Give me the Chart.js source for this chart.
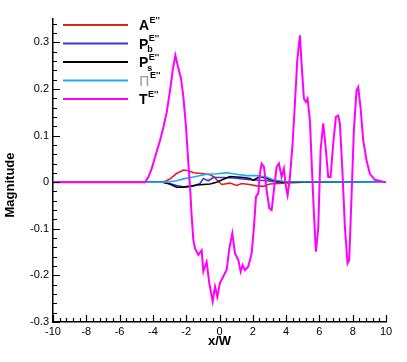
<!DOCTYPE html>
<html>
<head>
<meta charset="utf-8">
<script src="https://cdn.jsdelivr.net/npm/chart.js"></script>
<style>
  body { margin: 0; background: #fff; }
  #wrap { width: 407px; height: 362px; }
</style>
</head>
<body>
<div id="wrap"><canvas id="myChart" width="407" height="362"></canvas></div>
<script>
// T^E'' (magenta)
const tX = [-10, -8, -6, -4.6, -4.47, -4.27, -4.07, -3.87, -3.57, -3.37, -3.17, -2.97, -2.81, -2.65, -2.51, -2.31, -2.17, -2.01, -1.87, -1.77,
  -1.67, -1.57, -1.47, -1.27, -1.07, -0.97, -0.77, -0.61, -0.41, -0.27, -0.13, 0.02, 0.22, 0.43, 0.59, 0.77, 0.93, 1.13, 1.27, 1.39,
  1.53, 1.73, 1.93, 2.07, 2.19, 2.33, 2.43, 2.53, 2.67, 2.83, 2.99, 3.13, 3.29, 3.43, 3.57, 3.73, 3.87, 3.99, 4.09, 4.23,
  4.39, 4.53, 4.67, 4.83, 4.93, 5.07, 5.19, 5.29, 5.43, 5.55, 5.67, 5.79, 5.93, 6.07, 6.23, 6.39, 6.53, 6.67, 6.83, 6.99,
  7.13, 7.23, 7.37, 7.53, 7.69, 7.79, 7.93, 8.07, 8.23, 8.33, 8.47, 8.63, 8.83, 9.03, 9.33, 9.83, 10];
const tY = [0, 0, 0, 0, 0, 0.011, 0.029, 0.054, 0.09, 0.118, 0.15, 0.197, 0.24, 0.272, 0.25, 0.222, 0.183, 0.118, 0.04, -0.01,
  -0.074, -0.124, -0.142, -0.156, -0.146, -0.192, -0.171, -0.217, -0.256, -0.224, -0.246, -0.217, -0.203, -0.188, -0.142, -0.11, -0.153, -0.167, -0.192, -0.178,
  -0.189, -0.181, -0.153, -0.096, -0.031, -0.024, 0.019, 0.04, 0.033, -0.017, -0.056, -0.06, -0.01, 0.033, 0.04, 0.011, 0.029, -0.01, -0.028, 0.011,
  0.083, 0.169, 0.261, 0.315, 0.254, 0.179, 0.172, 0.179, 0.133, 0.03, -0.067, -0.149, -0.1, 0.068, 0.126, 0.069, 0.011, 0.011, 0.083, 0.14,
  0.143, 0.126, 0.033, -0.096, -0.174, -0.167, -0.031, 0.111, 0.197, 0.204, 0.161, 0.09, 0.047, 0.018, 0.005, 0.001, 0];

// A^E'' (red)
const aX = [-10, -3.4, -3.0, -2.6, -2.17, -1.8, -1.57, -0.97, -0.57, -0.3, -0.17, 0.13, 0.63, 1.03, 1.33, 1.8, 2.23, 2.63, 3.03, 3.83, 5, 10];
const aY = [0, 0, 0.006, 0.018, 0.026, 0.024, 0.02, 0.018, 0.016, 0.011, 0.005, -0.005, -0.002, -0.007, -0.003, -0.005, -0.008, -0.009, -0.004, -0.002, 0, 0];

// P_b^E'' (blue)
const bX = [-10, -3.4, -3.0, -2.57, -2.17, -1.57, -1.17, -0.97, -0.67, -0.37, 0.23, 0.83, 1.83, 2.83, 3.5, 10];
const bY = [0, 0, -0.003, -0.007, -0.01, -0.008, -0.003, 0.008, 0.003, 0.01, 0.01, 0.009, 0.005, 0.003, 0, 0];

// P_s^E'' (black)
const sX = [-10, -3.4, -3.0, -2.57, -2.17, -1.77, -1.37, -0.57, -0.17, 0.23, 0.63, 1.03, 1.43, 1.83, 2.03, 2.43, 2.83, 3.43, 4, 10];
const sY = [0, 0, -0.004, -0.011, -0.011, -0.009, -0.006, -0.004, 0, 0.006, 0.012, 0.011, 0.01, 0.008, 0.004, 0.012, 0.008, 0.002, 0, 0];

// Pi^E'' (cyan)
const pX = [-10, -3.4, -3.0, -2.57, -2.17, -1.57, -0.77, -0.17, 0.43, 1.03, 1.63, 2.23, 2.83, 3.23, 4.03, 10];
const pY = [0, 0, 0.001, 0.003, 0.007, 0.011, 0.017, 0.018, 0.02, 0.017, 0.014, 0.014, 0.011, 0.005, 0.001, 0];

const xTicks = [-10, -8, -6, -4, -2, 0, 2, 4, 6, 8, 10];
const yTicks = [-0.3, -0.2, -0.1, 0, 0.1, 0.2, 0.3];

const pts = (xs, ys) => xs.map((x, i) => ({ x: x, y: ys[i] }));

const legendItems = [
  { main: 'A', sub: '', color: '#e0201c' },
  { main: 'P', sub: 'b', color: '#3a3ae0' },
  { main: 'P', sub: 's', color: '#000000' },
  { main: 'Π', sub: '', color: '#1eaaf0', gray: true },
  { main: 'T', sub: '', color: '#ff00ff' }
];

// inward ticks, legend and y title
const decor = {
  id: 'decor',
  afterDraw(chart) {
    const c = chart.ctx;
    const xs = chart.scales.x, ys = chart.scales.y;
    const area = chart.chartArea;
    c.save();
    c.strokeStyle = '#000';
    c.lineWidth = 1.2;
    c.beginPath();
    for (let i = 0; i <= 50; i++) {
      const v = -10 + i * 0.4;
      const px = Math.round(xs.getPixelForValue(v)) + 0.5;
      const len = (i % 5 === 0) ? 7 : 4;
      c.moveTo(px, area.bottom);
      c.lineTo(px, area.bottom - len);
    }
    for (let i = 0; i <= 32; i++) {
      const v = -0.3 + i * 0.02;
      const py = Math.round(ys.getPixelForValue(v)) + 0.5;
      const len = (i % 5 === 0) ? 7 : 4;
      c.moveTo(area.left, py);
      c.lineTo(area.left + len, py);
    }
    c.stroke();

    // legend
    const rows = [25, 43.5, 62, 80.5, 99];
    legendItems.forEach((it, i) => {
      const y = rows[i];
      c.strokeStyle = it.color;
      c.lineWidth = 2;
      c.beginPath();
      c.moveTo(63, y);
      c.lineTo(128, y);
      c.stroke();
      c.textAlign = 'left';
      c.textBaseline = 'alphabetic';
      if (it.gray) {
        c.fillStyle = '#9a9a9a';
        c.font = '14px "DejaVu Sans"';
      } else {
        c.fillStyle = '#000';
        c.font = 'bold 14px "Liberation Sans", Arial, sans-serif';
      }
      c.fillText(it.main, 139, y + 5.3);
      const w = c.measureText(it.main).width;
      c.fillStyle = '#000';
      c.font = 'bold 9px "Liberation Sans", Arial, sans-serif';
      c.fillText("E''", 139 + w + 0.5, y - 2.5);
      if (it.sub) c.fillText(it.sub, 139 + w - 1, y + 8.5);
    });

    // y axis title
    c.translate(10, 185);
    c.rotate(-Math.PI / 2);
    c.fillStyle = '#000';
    c.font = 'bold 13px "Liberation Sans", Arial, sans-serif';
    c.textAlign = 'center';
    c.textBaseline = 'middle';
    c.fillText('Magnitude', 0, 0);
    c.restore();
  }
};

const ctx = document.getElementById('myChart');
new Chart(ctx, {
  type: 'line',
  data: {
    datasets: [
      { label: 'A', data: pts(aX, aY), borderColor: '#e0201c', borderWidth: 1.6, order: 5 },
      { label: 'Pb', data: pts(bX, bY), borderColor: '#3a3ae0', borderWidth: 1.6, order: 4 },
      { label: 'Ps', data: pts(sX, sY), borderColor: '#000000', borderWidth: 1.6, order: 3 },
      { label: 'Pi', data: pts(pX, pY), borderColor: '#1eaaf0', borderWidth: 1.6, order: 2 },
      { label: 'T', data: pts(tX, tY), borderColor: '#ff00ff', borderWidth: 2, order: 1 }
    ]
  },
  options: {
    responsive: false,
    animation: false,
    layout: { padding: { top: 19, right: 21, left: 0, bottom: 0 } },
    elements: { point: { radius: 0 }, line: { tension: 0, fill: false } },
    plugins: { legend: { display: false }, tooltip: { enabled: false } },
    scales: {
      x: {
        type: 'linear',
        min: -10,
        max: 10,
        afterFit: (s) => { s.height = 40; },
        afterBuildTicks: (s) => { s.ticks = xTicks.map(v => ({ value: v })); },
        grid: { display: false, drawTicks: false },
        border: { display: true, color: '#000', width: 1.5 },
        ticks: {
          padding: 3,
          color: '#000',
          font: { family: '"Liberation Sans", Arial, sans-serif', size: 11 },
          maxRotation: 0,
          callback: (v) => String(v)
        },
        title: {
          display: true,
          text: 'x/W',
          color: '#000',
          font: { family: '"Liberation Sans", Arial, sans-serif', size: 13, weight: 'bold' },
          padding: { top: 0, bottom: 13 }
        }
      },
      y: {
        type: 'linear',
        min: -0.3,
        max: 0.35,
        afterFit: (s) => { s.width = 53; },
        afterBuildTicks: (s) => { s.ticks = yTicks.map(v => ({ value: v })); },
        grid: { display: false, drawTicks: false },
        border: { display: true, color: '#000', width: 1.5 },
        ticks: {
          padding: 4,
          color: '#000',
          font: { family: '"Liberation Sans", Arial, sans-serif', size: 11 },
          callback: (v) => String(Math.round(v * 10) / 10)
        }
      }
    }
  },
  plugins: [decor]
});
</script>
</body>
</html>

Task goal: Omit the pictures, then repeat exactly each line from the beginning of the listing through the line with "-0.002, 0, 0];".

Worked solution:
Give me the Chart.js source for this chart.
<!DOCTYPE html>
<html>
<head>
<meta charset="utf-8">
<script src="https://cdn.jsdelivr.net/npm/chart.js"></script>
<style>
  body { margin: 0; background: #fff; }
  #wrap { width: 407px; height: 362px; }
</style>
</head>
<body>
<div id="wrap"><canvas id="myChart" width="407" height="362"></canvas></div>
<script>
// T^E'' (magenta)
const tX = [-10, -8, -6, -4.6, -4.47, -4.27, -4.07, -3.87, -3.57, -3.37, -3.17, -2.97, -2.81, -2.65, -2.51, -2.31, -2.17, -2.01, -1.87, -1.77,
  -1.67, -1.57, -1.47, -1.27, -1.07, -0.97, -0.77, -0.61, -0.41, -0.27, -0.13, 0.02, 0.22, 0.43, 0.59, 0.77, 0.93, 1.13, 1.27, 1.39,
  1.53, 1.73, 1.93, 2.07, 2.19, 2.33, 2.43, 2.53, 2.67, 2.83, 2.99, 3.13, 3.29, 3.43, 3.57, 3.73, 3.87, 3.99, 4.09, 4.23,
  4.39, 4.53, 4.67, 4.83, 4.93, 5.07, 5.19, 5.29, 5.43, 5.55, 5.67, 5.79, 5.93, 6.07, 6.23, 6.39, 6.53, 6.67, 6.83, 6.99,
  7.13, 7.23, 7.37, 7.53, 7.69, 7.79, 7.93, 8.07, 8.23, 8.33, 8.47, 8.63, 8.83, 9.03, 9.33, 9.83, 10];
const tY = [0, 0, 0, 0, 0, 0.011, 0.029, 0.054, 0.09, 0.118, 0.15, 0.197, 0.24, 0.272, 0.25, 0.222, 0.183, 0.118, 0.04, -0.01,
  -0.074, -0.124, -0.142, -0.156, -0.146, -0.192, -0.171, -0.217, -0.256, -0.224, -0.246, -0.217, -0.203, -0.188, -0.142, -0.11, -0.153, -0.167, -0.192, -0.178,
  -0.189, -0.181, -0.153, -0.096, -0.031, -0.024, 0.019, 0.04, 0.033, -0.017, -0.056, -0.06, -0.01, 0.033, 0.04, 0.011, 0.029, -0.01, -0.028, 0.011,
  0.083, 0.169, 0.261, 0.315, 0.254, 0.179, 0.172, 0.179, 0.133, 0.03, -0.067, -0.149, -0.1, 0.068, 0.126, 0.069, 0.011, 0.011, 0.083, 0.14,
  0.143, 0.126, 0.033, -0.096, -0.174, -0.167, -0.031, 0.111, 0.197, 0.204, 0.161, 0.09, 0.047, 0.018, 0.005, 0.001, 0];

// A^E'' (red)
const aX = [-10, -3.4, -3.0, -2.6, -2.17, -1.8, -1.57, -0.97, -0.57, -0.3, -0.17, 0.13, 0.63, 1.03, 1.33, 1.8, 2.23, 2.63, 3.03, 3.83, 5, 10];
const aY = [0, 0, 0.006, 0.018, 0.026, 0.024, 0.02, 0.018, 0.016, 0.011, 0.005, -0.005, -0.002, -0.007, -0.003, -0.005, -0.008, -0.009, -0.004, -0.002, 0, 0];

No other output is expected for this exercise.